When people are asking for advice, it’s often because they have a specific problem to work through, they can’t see themselves in the next role, or they feel trapped in a situation or not ready for a challenge.
“A mentor can provide validation of the challenge and point them in the right direction,” says Natour. “I help the person see what they can do to move toward a goal. Giving the person a safe space to sort through their unrefined thoughts and emotions is sometimes more productive than advice.”
Skip-level mentoring
Natour also recommends skip-level mentoring — where the mentee’s manager reports to the mentor —because it gives both the mentor and the mentee insight into the workplace, their role, and specific situations that are hard to achieve otherwise.

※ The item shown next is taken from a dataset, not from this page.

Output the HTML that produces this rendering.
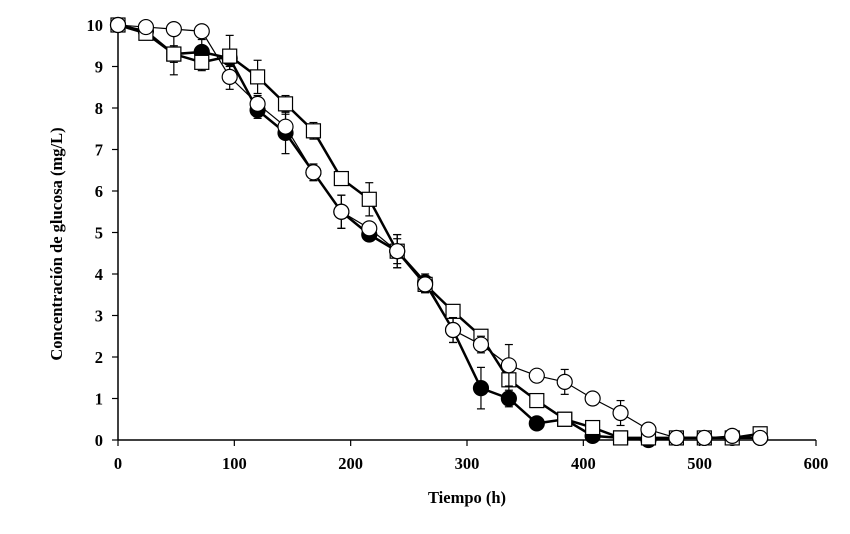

“Skip-level managers often have the dual advantage of having more context about the details of a situation and also have more experience for the mentee to learn from,” she says. “I have had skip-level managers help me navigate difficult situations with my direct manager, act as sponsors, and help me understand my own role in leveling up the organization or team. In my role as a skip-level manager, I’ve found that I often provide a different perspective on an issue someone is having. Or I might share feedback that’s unique because of my own interpretation of the situation. Rather than trying to solve all their problems, I view my role as helping peers work together, which builds more trust amongst the team.”